Drumstruck is a rare opportunity for the whole family, from the very youngest to the oldest, to get stuck in and have some active fun together. This South African group of musicians, singers and dancers, billed as the first ever interactive drum-theatre experience, have toured as far afield as Japan, New York and Australia but this year marks their debut at the Edinburgh Fringe. With bongo drums on every seat, most of us couldn’t resist giving them a try, knocking out a few beats as we waited for the show to begin.
Already there was something of a party feel in the air, but this show did not rely on the drums alone to create an atmosphere, there was singing and dancing, a surprise or two and a storyline to hold it all together. The Drum Maker and storyteller, played by Freedom Bongumusa Mswane, began his tale with the drum, which was itself the beginning of communication. The drum also seemed to symbolise the concept of ‘Ubuntu’, which lay at the centre of the story. Broadly meaning respect for yourself, others and most importantly your community, everything suffers if the spirit of Ubuntu is lost.

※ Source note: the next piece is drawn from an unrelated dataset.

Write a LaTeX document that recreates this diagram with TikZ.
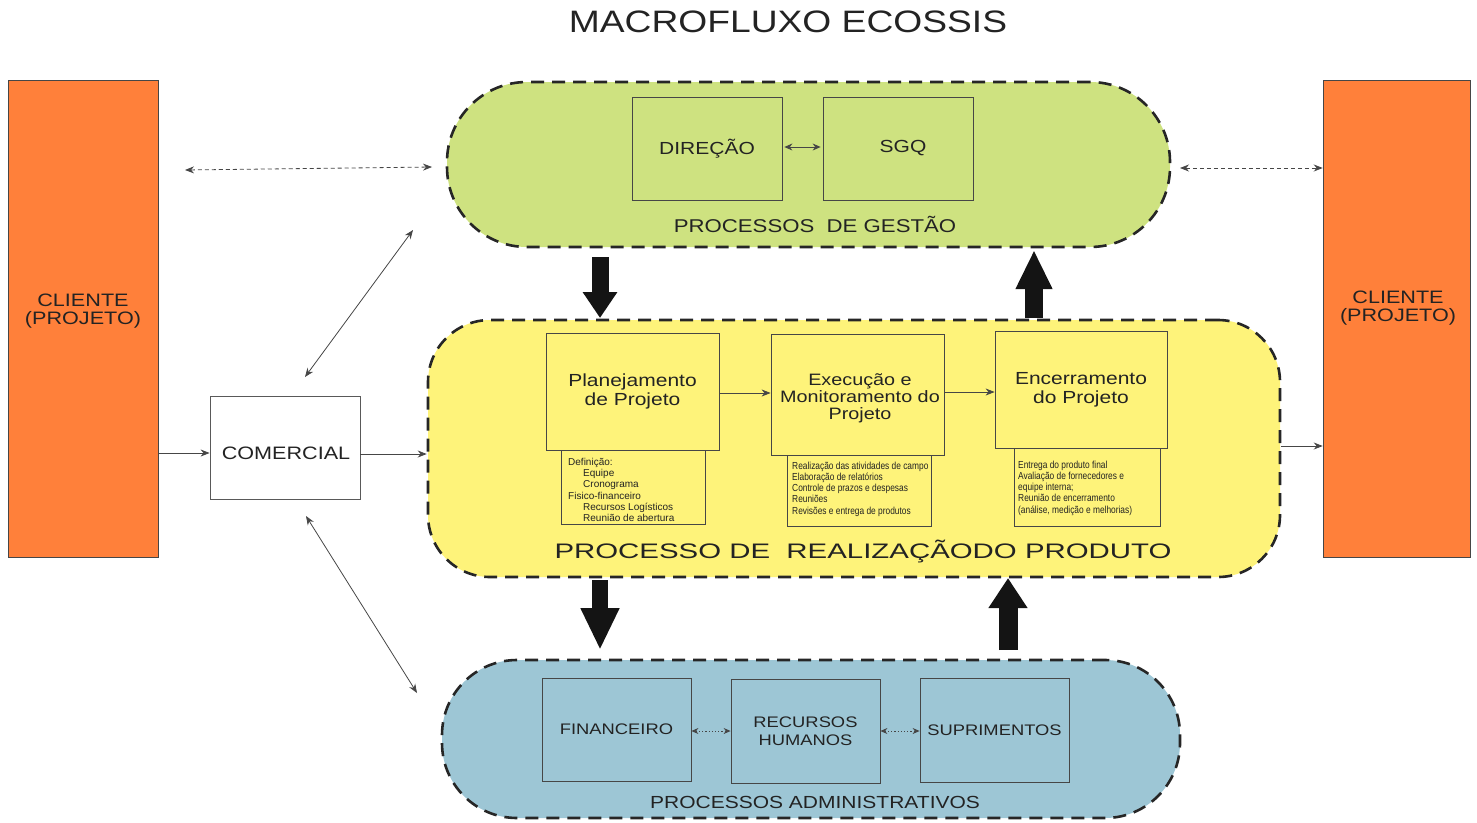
\documentclass[tikz,border=0pt]{standalone}
\usepackage{fontspec}
\setmainfont[FakeStretch=1.2]{Liberation Sans}
\newfontfamily\widefont[FakeStretch=1.4]{Liberation Sans}
\newfontfamily\narrowfont[FakeStretch=0.82]{Liberation Sans}
\newfontfamily\plainfont{Liberation Sans}
\usetikzlibrary{arrows.meta,calc}
\definecolor{cOrange}{RGB}{255,128,58}
\definecolor{cGreen}{RGB}{206,226,128}
\definecolor{cYellow}{RGB}{254,243,122}
\definecolor{cBlue}{RGB}{157,198,213}
\definecolor{cLine}{RGB}{70,70,70}
\definecolor{cText}{RGB}{35,35,35}
\begin{document}
\begin{tikzpicture}[x=1pt,y=-1pt,
  capsule/.style={draw=black!85, line width=2.6pt, dash pattern=on 13pt off 8pt, inner sep=0pt},
  box/.style={draw=cLine, line width=0.8pt, inner sep=0pt, align=center, text=cText},
  client/.style={draw=cLine, line width=0.6pt, fill=cOrange, inner sep=0pt, align=center, text=cText,
     minimum width=150pt, minimum height=477pt, font=\fontsize{18}{18}\selectfont},
  lbl/.style={inner sep=0pt, text=cText, align=center},
  sublbl/.style={inner sep=0pt, text=cText, align=left, anchor=west},
  thin/.style={draw=cLine, line width=0.8pt, -{Stealth[length=9pt,width=7pt]}},
  both/.style={draw=cLine, line width=0.8pt, {Stealth[length=9pt,width=7pt]}-{Stealth[length=9pt,width=7pt]}},
  dasharr/.style={both, dash pattern=on 4pt off 3pt},
  dotarr/.style={draw=cLine, line width=0.8pt, dash pattern=on 1.2pt off 2pt, {Stealth[length=7pt,width=6pt]}-{Stealth[length=7pt,width=6pt]}},
  bigarrow/.style n args={3}{draw=black!92, line width=#1, -{Triangle[width=#2,length=#3]}}
]
\useasboundingbox (0,0) rectangle (1477,822);

% title
\node[lbl, font=\fontsize{31}{31}\selectfont] (title) at (788,22) {MACROFLUXO ECOSSIS};

% clients
\node[client] (cliL) at (83,318.5) {};
\node[lbl, font=\fontsize{18}{18}\selectfont] (cliLt) at (83,311) {CLIENTE\\(PROJETO)};
\node[client, minimum width=147pt] (cliR) at (1396.5,318.5) {};
\node[lbl, font=\fontsize{18}{18}\selectfont] (cliRt) at (1398,308) {CLIENTE\\(PROJETO)};

% capsules
\node[capsule, fill=cGreen, rounded corners=80pt, minimum width=723pt, minimum height=165pt] (green) at (808.5,164.5) {};
\node[capsule, fill=cYellow, rounded corners=62pt, minimum width=852pt, minimum height=257pt] (yellow) at (854,448.5) {};
\node[capsule, fill=cBlue, rounded corners=75pt, minimum width=738pt, minimum height=158pt] (blue) at (811,739) {};

% gestão
\node[box, minimum width=150pt, minimum height=103pt, font=\fontsize{17.5}{19}\selectfont] (dir) at (707,148.5) {DIREÇÃO};
\node[box, minimum width=150pt, minimum height=103pt] (sgq) at (898,148.5) {};
\node[lbl, font=\fontsize{17.5}{19}\selectfont] (sgqt) at (903,148) {SGQ};
\draw[draw=cLine, line width=0.8pt, {Stealth[length=8pt,width=7pt]}-{Stealth[length=8pt,width=7pt]}] ([xshift=2pt,yshift=1.5pt]dir.east) -- ([xshift=-2pt,yshift=1.5pt]sgq.west);
\node[lbl, font=\fontsize{18.5}{19}\selectfont] (gestao) at (815,224) {PROCESSOS\ \ DE GESTÃO};

% realização
\node[box, minimum width=173pt, minimum height=117pt, font=\fontsize{17.5}{19}\selectfont] (plan) at (632.5,391.5) {Planejamento\\de Projeto};
\node[box, minimum width=173pt, minimum height=121pt] (exec) at (857.5,394.5) {};
\node[lbl, font=\fontsize{16.5}{17}\selectfont] (exect) at (860,398) {Execução e\\Monitoramento do\\Projeto};
\node[box, minimum width=172pt, minimum height=117pt, font=\fontsize{17.5}{19}\selectfont] (enc) at (1081,389.5) {Encerramento\\do Projeto};

\node[box, minimum width=144pt, minimum height=74pt] (plansub) at (633,487) {};
\node[sublbl, font=\plainfont\fontsize{10}{11.2}\selectfont] (plansubt) at (568,490)
  {Definição:\\\hspace*{15pt}Equipe\\\hspace*{15pt}Cronograma\\Fisico-financeiro\\\hspace*{15pt}Recursos Logísticos\\\hspace*{15pt}Reunião de abertura};
\node[box, minimum width=144pt, minimum height=71pt] (execsub) at (859,490.5) {};
\node[sublbl, font=\narrowfont\fontsize{10.2}{11.3}\selectfont] (execsubt) at (792,489)
  {Realização das atividades de campo\\Elaboração de relatórios\\Controle de prazos e despesas\\Reuniões\\Revisões e entrega de produtos};
\node[box, minimum width=146pt, minimum height=78pt] (encsub) at (1087,487) {};
\node[sublbl, font=\narrowfont\fontsize{10.2}{11.3}\selectfont] (encsubt) at (1018,488)
  {Entrega do produto final\\Avaliação de fornecedores e\\equipe interna;\\Reunião de encerramento\\(análise, medição e melhorias)};

\draw[thin] (plan.east |- 0,393) -- (exec.west |- 0,393);
\draw[thin] (exec.east |- 0,392) -- (enc.west |- 0,392);

\node[lbl, font=\widefont\fontsize{21}{21}\selectfont] (real) at (863,551) {PROCESSO DE\ \ REALIZAÇÃODO PRODUTO};

% administrativos
\node[box, minimum width=149pt, minimum height=103pt, font=\fontsize{15.3}{18}\selectfont] (fin) at (616.5,729.5) {FINANCEIRO};
\node[box, minimum width=149pt, minimum height=104pt, font=\fontsize{15.3}{18}\selectfont] (rh) at (805.5,731) {RECURSOS\\HUMANOS};
\node[box, minimum width=149pt, minimum height=104pt, font=\fontsize{15.3}{18}\selectfont] (sup) at (994.5,730) {SUPRIMENTOS};
\draw[dotarr] (fin.east |- 0,731) -- (rh.west |- 0,731);
\draw[dotarr] (rh.east |- 0,731) -- (sup.west |- 0,731);
\node[lbl, font=\fontsize{17.5}{18}\selectfont] (adm) at (815,802) {PROCESSOS ADMINISTRATIVOS};

% comercial
\node[box, draw=cLine!90, fill=white, minimum width=150pt, minimum height=103pt] (com) at (285,447.5) {};
\node[lbl, font=\fontsize{18}{18}\selectfont] (comt) at (286,453) {COMERCIAL};
\draw[thin] (cliL.east |- 0,453) -- (com.west |- 0,453);
\draw[thin] (com.east |- 0,454) -- (yellow.west |- 0,454);
\draw[thin] (yellow.east |- 0,446) -- (cliR.west |- 0,446);

\coordinate (c1a) at (305,377);
\coordinate (c1b) at (413,230);
\coordinate (c2a) at (306,516);
\coordinate (c2b) at (417,693);
\draw[both] (c1a) -- (c1b);
\draw[both] (c2a) -- (c2b);

\coordinate (dl1) at (185,170);
\coordinate (dl2) at (432,167);
\coordinate (dr1) at (1180,168);
\draw[dasharr] (dl1) -- (dl2);
\draw[dasharr] (dr1) -- (cliR.west |- dr1);

% big arrows
\coordinate (a1s) at (600,257); \coordinate (a1e) at (600,318);
\coordinate (a2s) at (1034,318); \coordinate (a2e) at (1034,250);
\coordinate (a3s) at (600,580); \coordinate (a3e) at (600,650);
\coordinate (a4s) at (1008,650); \coordinate (a4e) at (1008,578);
\draw[bigarrow={17pt}{33pt}{26pt}] (a1s) -- (a1e);
\draw[bigarrow={18pt}{34pt}{39pt}] (a2s) -- (a2e);
\draw[bigarrow={16pt}{36pt}{42pt}] (a3s) -- (a3e);
\draw[bigarrow={19pt}{37pt}{30pt}] (a4s) -- (a4e);
\end{tikzpicture}
\end{document}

The Ubuntu Queen and her people, who she prefers to hug her rather than kneel to her, live in peace and harmony until the unexpected arrival of gold creates a disturbance. In the rush for gold, the drum is broken, the people divide and compete and their Queen begins to die. Peace, and the Queen’s health, is restored once more when the drum is mended and the people unite. This was a performance that miraculously gathered everyone together in participation.
With Tiny Modise as the Queen conducting her people and the audience to act in harmony, we drummed and chanted eagerly, impelled by the sheer force of her infectious and engaging personality. The quality of the dancing, acapella singing and, in particular, the drumming was stunning.
Wendy Oldfield, South African singer and winner of several music awards, emerging in disguise from the audience, also added a terrific, soulful dimension. The drums on seats ensured that everyone was able to join in the fun, and it would be difficult to find another Fringe show that embraces the audience in such a feel-good atmosphere of communal togetherness.